Thanks for all yer kind comments. I'm only just in from work and even though I got a wag of a tail and a Cockapoo kiss tilly is very off form. She keeps hiding under the table (may be from me going at her last night with the matts😁) 
I have her booked Into the vet for 5.40pm. Will speak to them regarding the food. 

Will keep ye posted x 


Jeanie x


----------



## Tressa (Aug 31, 2010)

Hope Tilly gets some relief soon -. it's awful when they are not their usual cheerful selves


----------



## Jeanie (Jan 23, 2012)

Well just a update on tilly. Went to the vet and my usual vet was there😄

My mind is now at more ease. 

So tilly totally perked up in the waiting room. Vet said cause she had no steroid today (as she was starting to be weened off them as is from today to fri) 
That that's why she perked up. 
Yes he thinks she has a allergy to something but Is not putting it down to just food. And it's no way as serious as the last vet made out to be. 😨(phew)
We have agreed to change her food over to Burns as with tilly u have to leave her food down all day and with the raw it was nearly impossible as it was going off and could have caused some of the upset if the tummy. 
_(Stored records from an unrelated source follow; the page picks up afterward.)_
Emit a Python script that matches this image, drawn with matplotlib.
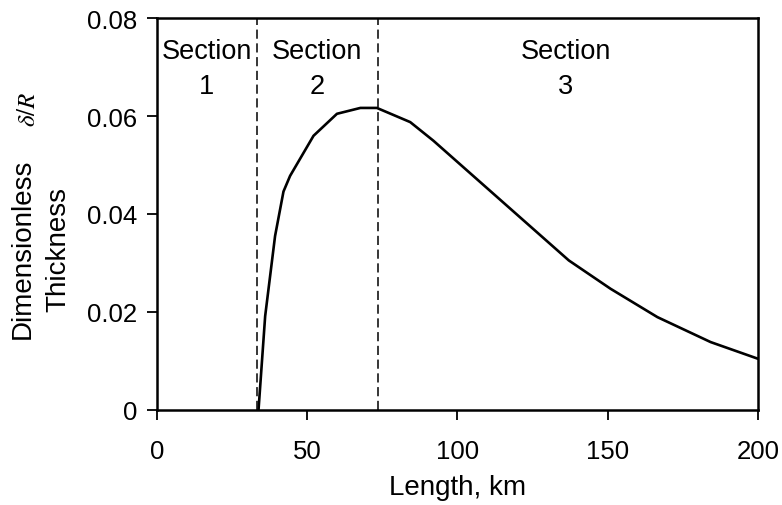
import matplotlib
matplotlib.use("Agg")
import matplotlib.pyplot as plt

# Data
length_km = [33.8, 36.0, 39.3, 42.1, 44.3, 52.1, 59.9, 67.7, 73.2, 84.3, 92.0,
             137.1, 151.0, 166.6, 184.3, 200.0]
thickness = [0.0, 0.0191, 0.0355, 0.0446, 0.0478, 0.0560, 0.0605, 0.0617, 0.0617,
             0.0588, 0.0550, 0.0305, 0.0247, 0.0189, 0.0138, 0.0104]
section_bounds = [33.3, 73.6]
section_labels = ["Section\n1", "Section\n2", "Section\n3"]
section_label_x = [16.6, 53.2, 136.0]
x_ticks = [0, 50, 100, 150, 200]
y_ticks = [0, 0.02, 0.04, 0.06, 0.08]
y_tick_labels = ["0", "0.02", "0.04", "0.06", "0.08"]

plt.rcParams['font.family'] = ['Liberation Sans', 'DejaVu Sans']

fig = plt.figure(figsize=(7.82, 5.06), dpi=100)
ax = fig.add_axes([0.2008, 0.1887, 0.969 - 0.2008, 0.9615 - 0.1887])

ax.plot(length_km, thickness, color='black', lw=1.9)
for b in section_bounds:
    ax.axvline(b, color='black', lw=1.1, ls=(0, (6, 3)))

for x, lab in zip(section_label_x, section_labels):
    top, bottom = lab.split("\n")
    ax.text(x, 0.07195, top, ha='center', va='baseline', fontsize=19.5)
    ax.text(x, 0.06484, bottom, ha='center', va='baseline', fontsize=19.5)

ax.set_xlim(0, 200)
ax.set_ylim(0, 0.08)
ax.set_xticks(x_ticks)
ax.set_xticklabels([str(t) for t in x_ticks])
ax.set_yticks(y_ticks)
ax.set_yticklabels(y_tick_labels)
ax.tick_params(axis='both', direction='out', labelsize=18.5, width=1.3, color='black')
ax.tick_params(axis='x', length=7, pad=14)
ax.tick_params(axis='y', length=7, pad=7)
for s in ax.spines.values():
    s.set_linewidth(1.8)

ax.set_xlabel("Length, km", fontsize=20, labelpad=8)
fig.text(0.0285, 0.508, "Dimensionless", rotation=90, ha='center', va='center', fontsize=20)
fig.text(0.0745, 0.506, "Thickness", rotation=90, ha='center', va='center', fontsize=20)
fig.text(0.036, 0.783, r"$\delta/R$", rotation=90, ha='center', va='center', fontsize=18,
         math_fontfamily='stix')

fig.savefig("out.png", dpi=100)
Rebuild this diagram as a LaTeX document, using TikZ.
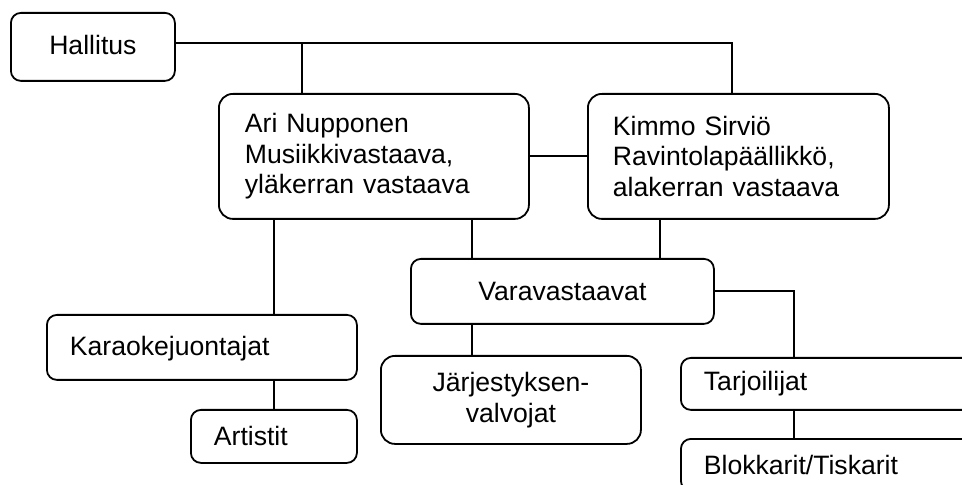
\documentclass[tikz,border=0pt]{standalone}
\usepackage{fontspec}
\setmainfont{Liberation Sans}

\begin{document}
\begin{tikzpicture}[
	x=0.5pt, y=-0.5pt, line width=0.9pt,
	box/.style={ draw, rounded corners=5pt, anchor=north west, inner sep=0pt, font=\fontsize{13.3}{15.3}\selectfont },
	bigbox/.style={ box, rounded corners=7pt },
	lbox/.style={ align=left },
	cbox/.style={ align=center }
]

\useasboundingbox (0,0) rectangle (962,485);
\clip (0,0) rectangle (962,485);

\node at (10,12) (hallitus) [box,cbox,minimum width=82pt,minimum height=34pt,text depth=2.5pt] {Hallitus};

\node at (218,93) (ari) [bigbox,lbox,inner xsep=13pt,text width=129pt,minimum height=62.5pt] {Ari Nupponen\\Musiikkivastaava,\\yläkerran vastaava};
\node at (587,93) (kimmo) [bigbox,lbox,inner xsep=12.5pt,text width=125.5pt,minimum height=62.5pt] {Kimmo Sirviö\\Ravintolapäällikkö,\\alakerran vastaava};

\node at (410,258) (vara) [box,cbox,minimum width=151.5pt,minimum height=32.5pt] {Varavastaavat};

\node at (46,314) (karaoke) [box,lbox,inner xsep=11.5pt,text width=132pt,minimum height=32.5pt,text depth=2pt] {Karaokejuontajat};
\node at (190,409) (artistit) [box,lbox,inner xsep=11.5pt,text width=60pt,minimum height=26.5pt] {Artistit};

\node at (380,355) (jarj) [bigbox,cbox,minimum width=130pt,minimum height=44pt] {Järjestyksen-\\valvojat};

\node at (680,357) (tarj) [box,lbox,inner xsep=11.5pt,text width=137pt,minimum height=26pt] {Tarjoilijat};
\node at (680,438) (blokk) [box,lbox,inner xsep=11.5pt,text width=137pt,minimum height=26pt] {Blokkarit/Tiskarit};

\coordinate (ha) at (302,43);
\coordinate (hk) at (732,43);
\coordinate (xk) at (274,0);
\coordinate (xv) at (472,0);
\coordinate (xs) at (660,0);
\coordinate (xt) at (794,0);

\draw (hallitus.east |- hk) -- (hk) -- (hk |- kimmo.north);
\draw (ha) -- (ha |- ari.north);
\draw (ari.east) -- (kimmo.west);

\draw (xk |- ari.south) -- (xk |- karaoke.north);
\draw (xk |- karaoke.south) -- (xk |- artistit.north);
\draw (xv |- ari.south) -- (xv |- vara.north);
\draw (xs |- kimmo.south) -- (xs |- vara.north);
\draw (xv |- vara.south) -- (xv |- jarj.north);

\draw (vara.east) -- (xt |- vara.east) -- (xt |- tarj.north);
\draw (xt |- tarj.south) -- (xt |- blokk.north);

\end{tikzpicture}
\end{document}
Im to continue with the medicated shampoo, and the drops and half a steroid till fri. 
Hopefully her ears and tummy will have calmed down by then. 

So 130€ later let's hope we have nipped it In the bud on time. 

Thanks for all yer advice and comments. 😉


Jeanie 😉
http://pdgm.pitapata.com/xfpV.png?Q1pT6eHd


----------



## Jedicrazy (Apr 26, 2011)

good news Jean


----------